Better governance and accountability
Maintaining a reliable communication trail helps organizations demonstrate how decisions were made, approvals were granted, and processes were followed.
Reduced risk of missing records
By preserving communications outside individual mailboxes, organizations reduce the likelihood of important records being lost due to mailbox deletions, employee departures, or mailbox management practices.
How journaling rules works in practice
In Zoho Mail, email journaling is configured through rules that administrators define and manage. Each rule has two main dimensions:
- What types of messages to capture.
- Who to apply the rule to.
Journaling rules based on email scope
An administrator can journal all emails flowing through the organization, or narrow the scope to incoming messages only or outgoing messages only.
Capturing everything is a valid approach for some organizations, but it may be overkill for others. The right choice depends on the organization’s practical and compliance requirements.
Journaling rules based on user scope
Rules can apply to all users in the organization or to specific users and groups. This flexibility matters because compliance obligations are rarely uniform. Finance and legal teams may be subject to stricter recordkeeping requirements than, say, a design or engineering team.
Here’s the help guide to set up email journaling in Zoho Mail for your organization.
Built for reliability
To help you ensure that you’re covering your bases on your journey in journaling (see what we did there?), we’ve quietly built a safety net into the setup.
Where journal copies go
Journaled emails are forwarded to an address that lives outside of your primary mail server.
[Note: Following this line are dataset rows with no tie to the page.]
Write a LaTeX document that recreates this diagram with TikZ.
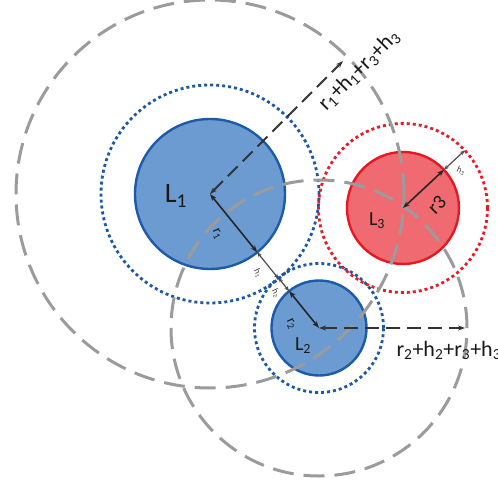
\documentclass[tikz,border=0pt]{standalone}
\usepackage{fontspec}
\setmainfont{Carlito}
\usetikzlibrary{arrows.meta}

\definecolor{lensblue}{RGB}{108,155,210}
\definecolor{lensblueline}{RGB}{28,90,170}
\definecolor{lensred}{RGB}{240,106,114}
\definecolor{lensredline}{RGB}{232,24,34}
\definecolor{dotblue}{RGB}{28,88,168}
\definecolor{dotred}{RGB}{230,28,38}
\definecolor{rimgrey}{RGB}{155,155,155}

\begin{document}
\begin{tikzpicture}[x=1pt,y=-1pt,>={Stealth[length=7pt,width=5pt]},
  lens/.style={draw,circle,inner sep=0pt,outer sep=0pt,line width=2.4pt},
  halo/.style={draw,circle,inner sep=0pt,outer sep=0pt,line width=2.8pt,dash pattern=on 3pt off 3pt},
  rim/.style={draw=rimgrey,circle,inner sep=0pt,outer sep=0pt,line width=3pt,dash pattern=on 21pt off 10pt},
  rad/.style={<->,line width=1.6pt,black!85},
  gap/.style={<->,line width=1.2pt,black!70,>={Stealth[length=5pt,width=4pt]}},
  sum/.style={<->,line width=1.8pt,black!80,dash pattern=on 14pt off 7pt},
  lbl/.style={font=\fontsize{22}{26}\selectfont,text=black!90},
  mid/.style={font=\fontsize{14}{16}\selectfont,inner sep=0pt,text=black!90},
  tiny/.style={font=\fontsize{9}{10}\selectfont,inner sep=0pt,text=black!75}]
\useasboundingbox (0,0) rectangle (498,484);
% lenses and their margins
\node[halo,draw=dotblue,minimum size=218] (H1) at (210,194) {};
\node[lens,fill=lensblue,draw=lensblueline,minimum size=150] (L1) at (H1) {};
\node[halo,draw=dotblue,minimum size=129] (H2) at (319,328) {};
\node[lens,fill=lensblue,draw=lensblueline,minimum size=95] (L2) at (H2) {};
\node[halo,draw=dotred,minimum size=169] (H3) at (403,208) {};
\node[lens,fill=lensred,draw=lensredline,minimum size=112] (L3) at (H3) {};
% reach circles
\node[rim,minimum size=388] (R1) at (L1) {};
\node[rim,minimum size=296] (R2) at (L2) {};
% names
\node[font=\fontsize{28}{30}\selectfont,text=black!90] (n1) at (176,196) {L\textsubscript{1}};
\node[font=\fontsize{20}{24}\selectfont,text=black!90] (n2) at (303,346) {L\textsubscript{2}};
\node[font=\fontsize{20}{24}\selectfont,text=black!90] (n3) at (377,221) {L\textsubscript{3}};
% radii and margins
\draw[rad] (L1.center) -- (L1.-51);
\draw[gap] (L1.-51) -- (H1.-51);
\draw[gap] (H2.129) -- (L2.129);
\draw[rad] (L2.129) -- (L2.center);
\draw[rad] (L3.center) -- (L3.43);
\draw[gap] (L3.43) -- (H3.43);
\draw[sum,shorten >=6pt] (L1.center) -- (R1.45);
\draw[sum,shorten >=2pt] (L2.center) -- (R2.0);
\node[mid,rotate=-65] (t1) at (217,234) {r\textsubscript{1}};
\node[mid,rotate=-65] (t2) at (291,324) {r\textsubscript{2}};
\node[font=\fontsize{20}{24}\selectfont,text=black!90,rotate=45] (t3) at (437,205) {r3};
\node[tiny,rotate=-65] (g1) at (258,273) {h\textsubscript{1}};
\node[tiny,rotate=-65] (g2) at (276,293) {h\textsubscript{2}};
\node[tiny,rotate=-25] (g3) at (461,171) {h\textsubscript{3}};
\node[lbl,rotate=45] (s1) at (359,70) {r\textsubscript{1}+h\textsubscript{1}+r\textsubscript{3}+h\textsubscript{3}};
\node[lbl,anchor=west] (s2) at (393,350) {r\textsubscript{2}+h\textsubscript{2}+r\textsubscript{3}+h\textsubscript{3}};
\end{tikzpicture}
\end{document}
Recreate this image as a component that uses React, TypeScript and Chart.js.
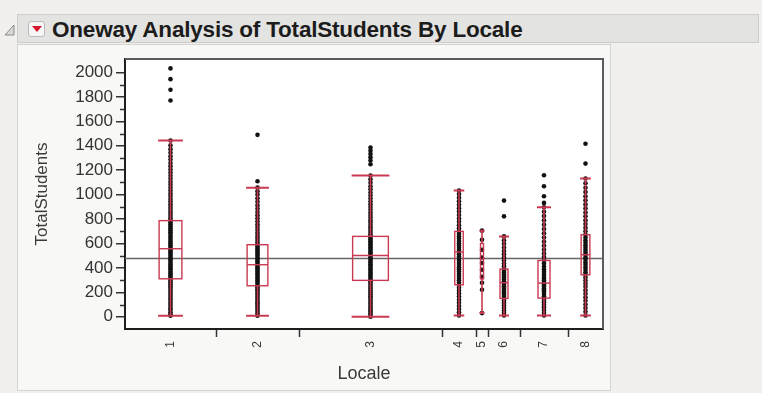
import React, { useEffect, useRef } from "react";
import { Chart, registerables } from "chart.js";

Chart.register(...registerables);

// Locale levels and the relative width each level takes on the X axis
const locales = ["1", "2", "3", "4", "5", "6", "7", "8"];
const levelWidths = [91, 83, 143, 34, 12, 32, 48, 35];

// Y axis labelled ticks and unlabelled minor ticks
const yTicks = [0, 200, 400, 600, 800, 1000, 1200, 1400, 1600, 1800, 2000];
const yMinorTicks = [100, 300, 500, 700, 900, 1100, 1300, 1500, 1700, 1900];

// Grand mean of TotalStudents
const grandMean = 480;

// Box plot summaries per locale
const whiskerLow = [8, 8, 0, 10, 30, 10, 10, 10];
const quartile1 = [311, 254, 298, 262, 310, 150, 153, 344];
const medians = [557, 426, 502, 530, 470, 279, 276, 508];
const quartile3 = [787, 590, 658, 699, 600, 391, 461, 672];
const whiskerHigh = [1443, 1057, 1156, 1033, 705, 658, 896, 1131];

// TotalStudents observations per locale
const locale1 = [8, 21, 37, 55, 70, 88, 104, 121, 139, 154, 171, 186, 203, 219, 236, 250, 266, 282, 297, 311, 326, 340, 355, 369, 384, 398, 413, 428, 441, 456, 470, 485, 499, 514, 528, 543, 557, 571, 586, 601, 615, 630, 646, 661, 677, 692, 709, 724, 741, 757, 772, 787, 806, 824, 843, 861, 882, 901, 922, 944, 965, 988, 1010, 1034, 1057, 1081, 1104, 1130, 1155, 1181, 1206, 1233, 1259, 1287, 1314, 1343, 1372, 1404, 1443, 1770, 1858, 1945, 2033];
const locale2 = [8, 24, 41, 59, 76, 94, 111, 128, 146, 162, 179, 195, 211, 226, 241, 254, 269, 284, 298, 313, 327, 341, 356, 370, 384, 398, 412, 426, 441, 455, 470, 484, 499, 514, 529, 545, 560, 575, 590, 609, 628, 648, 669, 690, 712, 735, 758, 782, 807, 832, 858, 885, 912, 941, 970, 1000, 1028, 1057, 1109, 1489];
const locale3 = [0, 14, 29, 45, 60, 76, 91, 107, 122, 138, 153, 169, 184, 200, 215, 231, 246, 262, 277, 291, 305, 319, 333, 347, 361, 375, 389, 403, 417, 431, 446, 460, 474, 488, 502, 515, 528, 541, 554, 567, 580, 593, 606, 619, 632, 645, 658, 676, 694, 713, 732, 751, 771, 791, 812, 833, 854, 876, 898, 921, 944, 968, 992, 1017, 1043, 1069, 1097, 1126, 1156, 1248, 1279, 1306, 1333, 1358, 1385];
const locale4 = [10, 37, 63, 88, 114, 139, 166, 191, 214, 238, 262, 281, 299, 317, 336, 353, 371, 389, 406, 423, 441, 458, 476, 493, 511, 530, 547, 565, 584, 602, 621, 640, 659, 679, 699, 724, 750, 777, 805, 833, 861, 889, 917, 946, 975, 1004, 1033];
const locale5 = [30, 221, 279, 328, 385, 440, 484, 549, 631, 705];
const locale6 = [10, 31, 51, 72, 93, 112, 131, 150, 164, 179, 193, 207, 221, 235, 249, 263, 277, 291, 305, 319, 333, 347, 362, 377, 391, 413, 436, 460, 485, 511, 539, 567, 597, 627, 658, 822, 951];
const locale7 = [10, 33, 55, 78, 99, 119, 137, 153, 169, 186, 202, 218, 234, 250, 266, 282, 299, 316, 333, 351, 369, 389, 411, 436, 461, 489, 518, 549, 581, 614, 648, 683, 718, 753, 789, 825, 860, 896, 932, 986, 1068, 1158];
const locale8 = [10, 41, 71, 100, 131, 160, 189, 217, 245, 271, 297, 322, 344, 364, 385, 405, 425, 445, 466, 487, 508, 527, 546, 566, 586, 606, 626, 649, 672, 700, 729, 759, 790, 822, 854, 887, 920, 953, 987, 1021, 1056, 1093, 1131, 1254, 1416];
const observations = [locale1, locale2, locale3, locale4, locale5, locale6, locale7, locale8];

// Level boundaries and centres on the proportional X axis
const levelEdges: number[] = [0];
levelWidths.forEach((w) => levelEdges.push(levelEdges[levelEdges.length - 1] + w));
const levelCentres = levelWidths.map((w, i) => levelEdges[i] + w / 2);
const xTotal = levelEdges[levelEdges.length - 1];

const BOX_RED = "#c93a52";

const onewayPlugin = {
  id: "onewayDecor",
  beforeDraw(chart: any) {
    const { ctx, chartArea: a } = chart;
    ctx.save();
    ctx.fillStyle = "#ffffff";
    ctx.fillRect(a.left, a.top, a.right - a.left, a.bottom - a.top);
    ctx.restore();
  },
  beforeDatasetsDraw(chart: any) {
    const { ctx, chartArea: a, scales } = chart;
    const ys = scales.y;
    ctx.save();
    // grand mean line
    const my = Math.round(ys.getPixelForValue(grandMean)) + 0.5;
    ctx.strokeStyle = "#666666";
    ctx.lineWidth = 1.3;
    ctx.beginPath();
    ctx.moveTo(a.left, my);
    ctx.lineTo(a.right, my);
    ctx.stroke();
    ctx.restore();
  },
  afterDatasetsDraw(chart: any) {
    const { ctx, scales } = chart;
    const xs = scales.x;
    const ys = scales.y;
    ctx.save();
    // box plots over the points
    locales.forEach((_, i) => {
      const cx = xs.getPixelForValue(levelCentres[i]);
      const half = (xs.getPixelForValue(levelEdges[i + 1]) - xs.getPixelForValue(levelEdges[i])) * 0.125;
      const yLo = ys.getPixelForValue(whiskerLow[i]);
      const yQ1 = ys.getPixelForValue(quartile1[i]);
      const yMed = ys.getPixelForValue(medians[i]);
      const yQ3 = ys.getPixelForValue(quartile3[i]);
      const yHi = ys.getPixelForValue(whiskerHigh[i]);
      ctx.strokeStyle = BOX_RED;
      ctx.lineWidth = 1.6;
      ctx.beginPath();
      ctx.moveTo(cx, yLo);
      ctx.lineTo(cx, yQ1);
      ctx.moveTo(cx, yQ3);
      ctx.lineTo(cx, yHi);
      ctx.stroke();
      ctx.lineWidth = 2;
      ctx.beginPath();
      ctx.moveTo(cx - half - 1, yLo);
      ctx.lineTo(cx + half + 1, yLo);
      ctx.moveTo(cx - half - 1, yHi);
      ctx.lineTo(cx + half + 1, yHi);
      ctx.stroke();
      ctx.lineWidth = 1.4;
      ctx.strokeRect(cx - half, yQ3, half * 2, yQ1 - yQ3);
      ctx.beginPath();
      ctx.moveTo(cx - half, yMed);
      ctx.lineTo(cx + half, yMed);
      ctx.stroke();
    });
    ctx.restore();
  },
  afterDraw(chart: any) {
    const { ctx, chartArea: a, scales } = chart;
    const xs = scales.x;
    const ys = scales.y;
    ctx.save();
    // top and right frame
    ctx.strokeStyle = "#5c5c5c";
    ctx.lineWidth = 2;
    ctx.beginPath();
    ctx.moveTo(a.left, a.top);
    ctx.lineTo(a.right, a.top);
    ctx.lineTo(a.right, a.bottom);
    ctx.stroke();
    // minor y ticks
    ctx.strokeStyle = "#333";
    ctx.lineWidth = 1.5;
    ctx.beginPath();
    yMinorTicks.forEach((v) => {
      const y = Math.round(ys.getPixelForValue(v)) + 0.5;
      ctx.moveTo(a.left - 1, y);
      ctx.lineTo(a.left - 5, y);
    });
    ctx.stroke();
    // level separators on the X axis
    ctx.beginPath();
    levelEdges.slice(1, -1).forEach((v) => {
      const x = Math.round(xs.getPixelForValue(v)) + 0.5;
      ctx.moveTo(x, a.bottom + 1);
      ctx.lineTo(x, a.bottom + 8);
    });
    ctx.stroke();
    ctx.restore();
  },
};

function OnewayChart() {
  const ref = useRef<HTMLCanvasElement | null>(null);
  useEffect(() => {
    if (!ref.current) return;
    const points: { x: number; y: number }[] = [];
    observations.forEach((vals, i) => vals.forEach((v) => points.push({ x: levelCentres[i], y: v })));
    const chart = new Chart(ref.current, {
      type: "scatter",
      data: {
        datasets: [
          {
            label: "TotalStudents",
            data: points,
            pointRadius: 2.3,
            pointBackgroundColor: "#121212",
            pointBorderWidth: 0,
            pointBorderColor: "#121212",
          },
        ],
      },
      options: {
        responsive: false,
        animation: false,
        devicePixelRatio: 1,
        layout: { padding: { left: 0, top: 59, right: 159, bottom: 0 } },
        plugins: { legend: { display: false }, tooltip: { enabled: false } },
        scales: {
          x: {
            type: "linear",
            position: "bottom",
            min: 0,
            max: xTotal,
            afterFit: (s: any) => {
              s.height = 64;
            },
            afterBuildTicks: (s: any) => {
              s.ticks = levelCentres.map((value) => ({ value }));
            },
            grid: { display: false },
            border: { display: true, color: "#1e1e1e", width: 2 },
            ticks: {
              autoSkip: false,
              minRotation: 90,
              maxRotation: 90,
              padding: 4,
              color: "#3a3a3a",
              font: { family: "'Liberation Sans', Arial, sans-serif", size: 12 },
              callback: (v: any) => {
                const i = levelCentres.indexOf(Number(v));
                return i >= 0 ? locales[i] : "";
              },
            },
            title: {
              display: true,
              text: "Locale",
              color: "#3a3a3a",
              font: { family: "'Liberation Sans', Arial, sans-serif", size: 18 },
              padding: { top: 0, bottom: 8 },
            },
          },
          y: {
            type: "linear",
            min: -100,
            max: 2110,
            afterFit: (s: any) => {
              s.width = 125;
            },
            afterBuildTicks: (s: any) => {
              s.ticks = yTicks.map((value) => ({ value }));
            },
            grid: {
              display: true,
              drawOnChartArea: false,
              drawTicks: true,
              tickLength: 9,
              color: "#333",
              lineWidth: 1.5,
            },
            border: { display: true, color: "#1e1e1e", width: 2 },
            ticks: {
              padding: 3,
              color: "#333333",
              font: { family: "'Liberation Sans', Arial, sans-serif", size: 17 },
              callback: (v: any) => String(v),
            },
            title: {
              display: true,
              text: "TotalStudents",
              color: "#3a3a3a",
              font: { family: "'Liberation Sans', Arial, sans-serif", size: 17 },
              padding: { top: 32, bottom: 0 },
            },
          },
        },
      },
      plugins: [onewayPlugin],
    });
    return () => chart.destroy();
  }, []);
  return (
    <canvas
      ref={ref}
      width={762}
      height={393}
      style={{ position: "absolute", left: 0, top: 0, width: 762, height: 393 }}
    />
  );
}

export default function App() {
  return (
    <div
      style={{
        position: "absolute",
        left: 0,
        top: 0,
        width: 762,
        height: 393,
        overflow: "hidden",
        background: "#f1f0ec",
        fontFamily: "'Liberation Sans', Arial, sans-serif",
      }}
    >
      <svg style={{ position: "absolute", left: 4, top: 24 }} width={11} height={12}>
        <polygon points="1,11 10,11 10,1" fill="#d8d8d8" stroke="#8a8a8a" strokeWidth={1} />
      </svg>
      <div
        style={{
          position: "absolute",
          left: 17,
          top: 14,
          width: 742,
          height: 29,
          background: "#e3e3e1",
          border: "1px solid #cdcdcb",
          boxSizing: "border-box",
        }}
      />
      <div
        style={{
          position: "absolute",
          left: 28,
          top: 21,
          width: 17,
          height: 16,
          background: "#f6f6f6",
          border: "1px solid #b9b9b9",
          borderRadius: 3,
          boxSizing: "border-box",
        }}
      >
        <svg style={{ position: "absolute", left: 3, top: 4 }} width={10} height={7}>
          <polygon points="0,0 10,0 5,6" fill="#d9142b" />
        </svg>
      </div>
      <div
        style={{
          position: "absolute",
          left: 52,
          top: 17,
          fontSize: 22.5,
          lineHeight: "26px",
          fontWeight: "bold",
          color: "#1c1c1c",
          whiteSpace: "nowrap",
          letterSpacing: -0.2,
        }}
      >
        Oneway Analysis of TotalStudents By Locale
      </div>
      <div
        style={{
          position: "absolute",
          left: 17,
          top: 44,
          width: 594,
          height: 347,
          background: "#f8f8f6",
          border: "1px solid #d4d4d2",
          boxSizing: "border-box",
        }}
      />
      <OnewayChart />
    </div>
  );
}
If your organization runs on Zoho Mail, that forward address needs to sit on a different mail server entirely. You can add up to three forward addresses, with at least one verified, which avoids a single point of failure and keeps your copies safe and independent of whatever happens on the primary server.
How delivery failures are handled
Zoho Mail uses a dedicated Non-Delivery Report (NDR) address inside your org to catch any journal delivery failures. This email address will receive an email whenever the Forward address is unable to receive the mails due to any discrepancies like storage issues or failed email delivery.
If too many bounces land there (50 to be exact!), journaling is paused as a fail-safe and admins are notified to fix the issue.
Common questions about email journaling
Q. Does email journaling slow down email delivery?
A. No. The journal copy is created and routed in parallel with the original message, so there’s no added delay for the recipient.
Q. Can journaling rules capture past emails, or only ones sent going forward?
A. Only going forward. Journaling captures emails from the moment a rule is turned on. It cannot reach back and capture messages that were already sent and delivered before the rule existed, so turning this on sooner rather than later matters.
Q. Does journaling capture attachments along with the email?
A. Yes. The journal copy preserves the full message as it was sent, including attachments, so the record stays complete.
Q. What happens if my forward address stops receiving mail?
Zoho Mail’s NDR monitoring catches this immediately and notifies your admins. If failures keep piling up past the threshold, journaling pauses automatically rather than silently failing in the background.
Q. What happens if my organization doesn’t have a regulatory obligation to journal emails?
A. Even without a specific mandate, journaling is useful as a general safety net for internal investigations, disputes, and historical record-keeping. Regulated industries simply have a harder requirement to meet.
Wrapping up
Being audit-ready and compliant doesn’t require a big lift. With email journaling in Zoho Mail, it’s pretty easy. Set the rule, pick the scope, and add your forward addresses. When someone asks, “Do you have the email record of that conversation from seventeen months ago?”, your answer will always be a resounding yes.